§ **Your goal**: Reproduce all the lines below exactly and omit the images.

§ **Exercise materials**:
====

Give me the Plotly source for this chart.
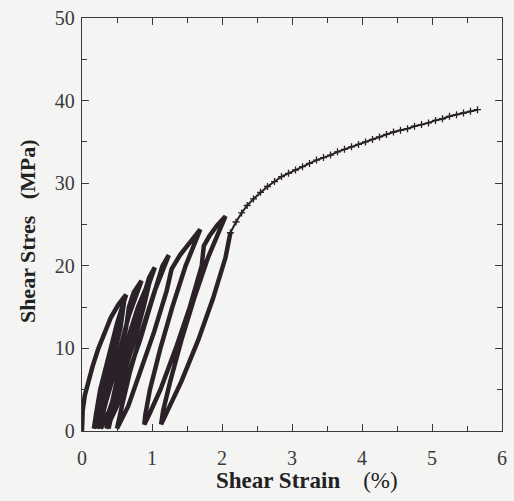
import plotly.graph_objects as go

# Hysteresis path (shear strain %, shear stress MPa)
loop_strain = [
    0.00, 0.01, 0.04, 0.08, 0.15, 0.23, 0.32, 0.41, 0.52, 0.63,
    0.50, 0.38, 0.26, 0.20, 0.17,
    0.23, 0.33, 0.45, 0.55, 0.60,
    0.49, 0.38, 0.29, 0.24, 0.22,
    0.29, 0.40, 0.53, 0.63, 0.67, 0.74, 0.85,
    0.67, 0.54, 0.41, 0.31, 0.27,
    0.39, 0.53, 0.69, 0.83, 0.89, 0.96, 1.04,
    0.84, 0.69, 0.56, 0.44, 0.38,
    0.45, 0.60, 0.75, 0.88, 0.98,
    0.80, 0.65, 0.52, 0.42, 0.35,
    0.50, 0.67, 0.83, 0.97, 1.08, 1.15, 1.24,
    1.04, 0.85, 0.68, 0.57, 0.50,
    0.66, 0.83, 1.03, 1.21, 1.28, 1.40, 1.55, 1.69,
    1.48, 1.29, 1.12, 0.97, 0.905, 0.89,
    0.96, 1.12, 1.34, 1.54, 1.71, 1.74, 1.82, 1.93, 2.05,
    1.80, 1.60, 1.42, 1.26, 1.16, 1.13,
    1.23, 1.42, 1.66, 1.87, 2.05, 2.12,
]
loop_stress = [
    0.0, 2.5, 4.3, 5.6, 7.8, 9.9, 11.9, 13.7, 15.3, 16.5,
    13.0, 9.0, 5.0, 2.0, 0.3,
    2.0, 5.0, 9.0, 12.5, 15.6,
    12.0, 8.0, 4.0, 1.5, 0.3,
    2.0, 5.0, 9.0, 12.5, 15.0, 16.8, 18.2,
    14.0, 10.0, 6.0, 2.5, 0.3,
    2.5, 6.0, 10.0, 14.0, 16.6, 18.6, 19.8,
    15.0, 11.0, 7.0, 3.0, 0.3,
    3.0, 7.0, 11.0, 15.0, 18.6,
    15.0, 11.0, 7.0, 3.0, 0.3,
    3.0, 7.0, 11.0, 15.0, 18.2, 20.0, 21.3,
    17.0, 12.0, 7.0, 3.0, 0.3,
    3.0, 7.0, 12.0, 17.0, 19.6, 21.3, 23.0, 24.4,
    20.0, 15.0, 10.0, 5.0, 2.0, 0.8,
    2.0, 5.0, 10.0, 15.0, 20.0, 22.4, 23.6, 24.9, 26.0,
    21.0, 16.0, 11.0, 6.0, 2.5, 0.8,
    2.5, 6.0, 11.0, 16.0, 21.0, 24.0,
]

# Monotonic tail after the last loop
tail_strain = [2.12, 2.2, 2.28, 2.36, 2.45, 2.55, 2.65, 2.75, 2.85, 2.95, 3.05, 3.15,
               3.25, 3.35, 3.45, 3.55, 3.65, 3.75, 3.85, 3.95, 4.05, 4.15, 4.25, 4.35,
               4.45, 4.55, 4.65, 4.75, 4.85, 4.95, 5.05, 5.15, 5.25, 5.35, 5.45, 5.55, 5.65]
tail_stress = [24.0, 25.3, 26.4, 27.3, 28.1, 28.9, 29.6, 30.2, 30.8, 31.2, 31.6, 32.0,
               32.4, 32.8, 33.1, 33.4, 33.8, 34.1, 34.4, 34.7, 35.0, 35.3, 35.6, 35.9,
               36.2, 36.4, 36.6, 36.9, 37.1, 37.3, 37.6, 37.8, 38.1, 38.3, 38.5, 38.7, 38.9]

x_ticks = [0, 1, 2, 3, 4, 5, 6]
y_ticks = [0, 10, 20, 30, 40, 50]

ink = "#2a2228"
axc = "#3a3a3a"
serif = "Liberation Serif, Times New Roman, serif"

fig = go.Figure()
fig.add_trace(go.Scatter(x=loop_strain, y=loop_stress, mode="lines",
                         line=dict(color=ink, width=4.5),
                         showlegend=False, hoverinfo="skip"))
fig.add_trace(go.Scatter(x=tail_strain, y=tail_stress, mode="lines+markers",
                         line=dict(color=ink, width=2),
                         marker=dict(symbol="cross-thin", size=5,
                                     line=dict(color=ink, width=1.3)),
                         showlegend=False, hoverinfo="skip"))

axis_common = dict(
    showgrid=False, zeroline=False, showline=True, linecolor=axc, linewidth=1.3,
    mirror="ticks", ticks="inside", ticklen=7, tickwidth=1.2, tickcolor=axc,
    tickfont=dict(family=serif, size=20, color="#3a3a3a"),
)
fig.update_xaxes(range=[0, 6], tickvals=x_ticks, ticktext=[str(v) for v in x_ticks],
                 minor=dict(dtick=0.5, ticks="inside", ticklen=5, tickcolor=axc),
                 ticklabelstandoff=9, **axis_common)
fig.update_yaxes(range=[0, 50], tickvals=y_ticks, ticktext=[str(v) for v in y_ticks],
                 minor=dict(dtick=5, ticks="inside", ticklen=5, tickcolor=axc),
                 ticklabelstandoff=2, **axis_common)

fig.add_annotation(text="<b>Shear Strain</b>    (%)", xref="paper", yref="paper",
                   x=(310 - 82) / 425, y=-(481 - 431) / 416, showarrow=False,
                   font=dict(family=serif, size=23, color="#222"), xanchor="center", yanchor="middle")
fig.add_annotation(text="<b>Shear Stres   (MPa)</b>", xref="paper", yref="paper",
                   x=-(82 - 27) / 425, y=(431 - 230) / 416, showarrow=False, textangle=-90,
                   font=dict(family=serif, size=22, color="#222"), xanchor="center", yanchor="middle")

fig.update_layout(
    width=514, height=501,
    margin=dict(l=82, r=7, t=15, b=70),
    paper_bgcolor="#f4f4f2", plot_bgcolor="#f4f4f2",
)
fig.write_html("out.html")
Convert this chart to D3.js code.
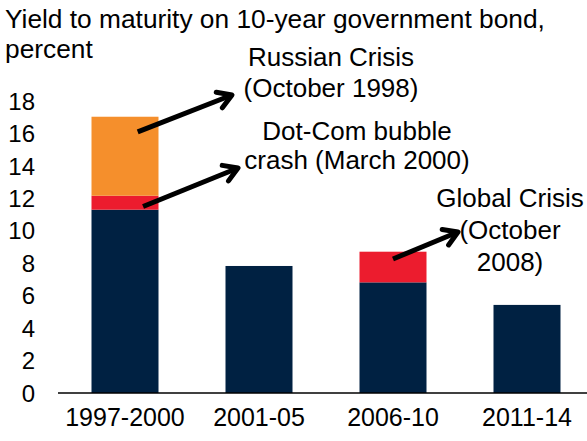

====

§ **Exercise solution**:
Give me the Plotly source for this chart.
import plotly.graph_objects as go

# Hysteresis path (shear strain %, shear stress MPa)
loop_strain = [
    0.00, 0.01, 0.04, 0.08, 0.15, 0.23, 0.32, 0.41, 0.52, 0.63,
    0.50, 0.38, 0.26, 0.20, 0.17,
    0.23, 0.33, 0.45, 0.55, 0.60,
    0.49, 0.38, 0.29, 0.24, 0.22,
    0.29, 0.40, 0.53, 0.63, 0.67, 0.74, 0.85,
    0.67, 0.54, 0.41, 0.31, 0.27,
    0.39, 0.53, 0.69, 0.83, 0.89, 0.96, 1.04,
    0.84, 0.69, 0.56, 0.44, 0.38,
    0.45, 0.60, 0.75, 0.88, 0.98,
    0.80, 0.65, 0.52, 0.42, 0.35,
    0.50, 0.67, 0.83, 0.97, 1.08, 1.15, 1.24,
    1.04, 0.85, 0.68, 0.57, 0.50,
    0.66, 0.83, 1.03, 1.21, 1.28, 1.40, 1.55, 1.69,
    1.48, 1.29, 1.12, 0.97, 0.905, 0.89,
    0.96, 1.12, 1.34, 1.54, 1.71, 1.74, 1.82, 1.93, 2.05,
    1.80, 1.60, 1.42, 1.26, 1.16, 1.13,
    1.23, 1.42, 1.66, 1.87, 2.05, 2.12,
]
loop_stress = [
    0.0, 2.5, 4.3, 5.6, 7.8, 9.9, 11.9, 13.7, 15.3, 16.5,
    13.0, 9.0, 5.0, 2.0, 0.3,
    2.0, 5.0, 9.0, 12.5, 15.6,
    12.0, 8.0, 4.0, 1.5, 0.3,
    2.0, 5.0, 9.0, 12.5, 15.0, 16.8, 18.2,
    14.0, 10.0, 6.0, 2.5, 0.3,
    2.5, 6.0, 10.0, 14.0, 16.6, 18.6, 19.8,
    15.0, 11.0, 7.0, 3.0, 0.3,
    3.0, 7.0, 11.0, 15.0, 18.6,
    15.0, 11.0, 7.0, 3.0, 0.3,
    3.0, 7.0, 11.0, 15.0, 18.2, 20.0, 21.3,
    17.0, 12.0, 7.0, 3.0, 0.3,
    3.0, 7.0, 12.0, 17.0, 19.6, 21.3, 23.0, 24.4,
    20.0, 15.0, 10.0, 5.0, 2.0, 0.8,
    2.0, 5.0, 10.0, 15.0, 20.0, 22.4, 23.6, 24.9, 26.0,
    21.0, 16.0, 11.0, 6.0, 2.5, 0.8,
    2.5, 6.0, 11.0, 16.0, 21.0, 24.0,
]

# Monotonic tail after the last loop
tail_strain = [2.12, 2.2, 2.28, 2.36, 2.45, 2.55, 2.65, 2.75, 2.85, 2.95, 3.05, 3.15,
               3.25, 3.35, 3.45, 3.55, 3.65, 3.75, 3.85, 3.95, 4.05, 4.15, 4.25, 4.35,
               4.45, 4.55, 4.65, 4.75, 4.85, 4.95, 5.05, 5.15, 5.25, 5.35, 5.45, 5.55, 5.65]
tail_stress = [24.0, 25.3, 26.4, 27.3, 28.1, 28.9, 29.6, 30.2, 30.8, 31.2, 31.6, 32.0,
               32.4, 32.8, 33.1, 33.4, 33.8, 34.1, 34.4, 34.7, 35.0, 35.3, 35.6, 35.9,
               36.2, 36.4, 36.6, 36.9, 37.1, 37.3, 37.6, 37.8, 38.1, 38.3, 38.5, 38.7, 38.9]

x_ticks = [0, 1, 2, 3, 4, 5, 6]
y_ticks = [0, 10, 20, 30, 40, 50]

ink = "#2a2228"
axc = "#3a3a3a"
serif = "Liberation Serif, Times New Roman, serif"

fig = go.Figure()
fig.add_trace(go.Scatter(x=loop_strain, y=loop_stress, mode="lines",
                         line=dict(color=ink, width=4.5),
                         showlegend=False, hoverinfo="skip"))
fig.add_trace(go.Scatter(x=tail_strain, y=tail_stress, mode="lines+markers",
                         line=dict(color=ink, width=2),
                         marker=dict(symbol="cross-thin", size=5,
                                     line=dict(color=ink, width=1.3)),
                         showlegend=False, hoverinfo="skip"))

axis_common = dict(
    showgrid=False, zeroline=False, showline=True, linecolor=axc, linewidth=1.3,
    mirror="ticks", ticks="inside", ticklen=7, tickwidth=1.2, tickcolor=axc,
    tickfont=dict(family=serif, size=20, color="#3a3a3a"),
)
fig.update_xaxes(range=[0, 6], tickvals=x_ticks, ticktext=[str(v) for v in x_ticks],
                 minor=dict(dtick=0.5, ticks="inside", ticklen=5, tickcolor=axc),
                 ticklabelstandoff=9, **axis_common)
fig.update_yaxes(range=[0, 50], tickvals=y_ticks, ticktext=[str(v) for v in y_ticks],
                 minor=dict(dtick=5, ticks="inside", ticklen=5, tickcolor=axc),
                 ticklabelstandoff=2, **axis_common)

fig.add_annotation(text="<b>Shear Strain</b>    (%)", xref="paper", yref="paper",
                   x=(310 - 82) / 425, y=-(481 - 431) / 416, showarrow=False,
                   font=dict(family=serif, size=23, color="#222"), xanchor="center", yanchor="middle")
fig.add_annotation(text="<b>Shear Stres   (MPa)</b>", xref="paper", yref="paper",
                   x=-(82 - 27) / 425, y=(431 - 230) / 416, showarrow=False, textangle=-90,
                   font=dict(family=serif, size=22, color="#222"), xanchor="center", yanchor="middle")

fig.update_layout(
    width=514, height=501,
    margin=dict(l=82, r=7, t=15, b=70),
    paper_bgcolor="#f4f4f2", plot_bgcolor="#f4f4f2",
)
fig.write_html("out.html")
Convert this chart to D3.js code.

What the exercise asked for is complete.